Fast and Secure Distributed Learning in High Dimension
El-Mhamdi, El-Mahdi, Guerraoui, Rachid
Modern machine learning is distributed and the work of several machines is typically aggregated by \emph{averaging} which is the optimal rule in terms of speed, offering a speedup of $n$ (with respect to using a single machine) when $n$ processes are learning together. Distributing data and models poses however fundamental vulnerabilities, be they to software bugs, asynchrony, or worse, to malicious attackers controlling some machines or injecting misleading data in the network. Such behavior is best modeled as Byzantine failures, and averaging does not tolerate a single one from a worker. Krum, the first provably Byzantine resilient aggregation rule for SGD only uses one worker per step, which hampers its speed of convergence, especially in best case conditions when none of the workers is actually Byzantine. An idea, coined multi-Krum, of using $m$ different workers per step was mentioned, without however any proof neither on its Byzantine resilience nor on its slowdown. More recently, it was shown that in high dimensional machine learning, guaranteeing convergence is not a sufficient condition for \emph{strong} Byzantine resilience. A improvement on Krum, coined Bulyan, was proposed and proved to guarantee stronger resilience. However, Bulyan suffers from the same weakness of Krum: using only one worker per step. This adds up to the aforementioned open problem and leaves the crucial need for both fast and strong Byzantine resilience unfulfilled.
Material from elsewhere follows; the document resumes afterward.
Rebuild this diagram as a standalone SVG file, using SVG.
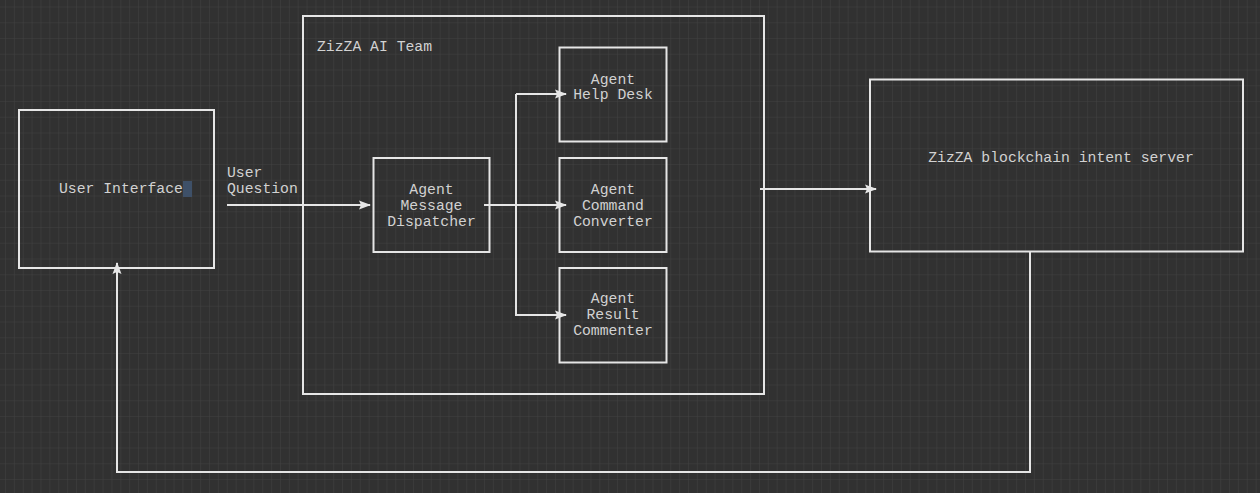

The present paper proposes using Bulyan over Multi-Krum (we call it Multi-Bulyan), a combination for which we provide proofs of strong Byzantine resilience, as well as an ${\frac{m}{n}}$ slowdown, compared to averaging, the fastest (but non Byzantine resilient) rule for distributed machine learning, finally we prove that Multi-Bulyan inherits the $O(d)$ merits of both multi-Krum and Bulyan.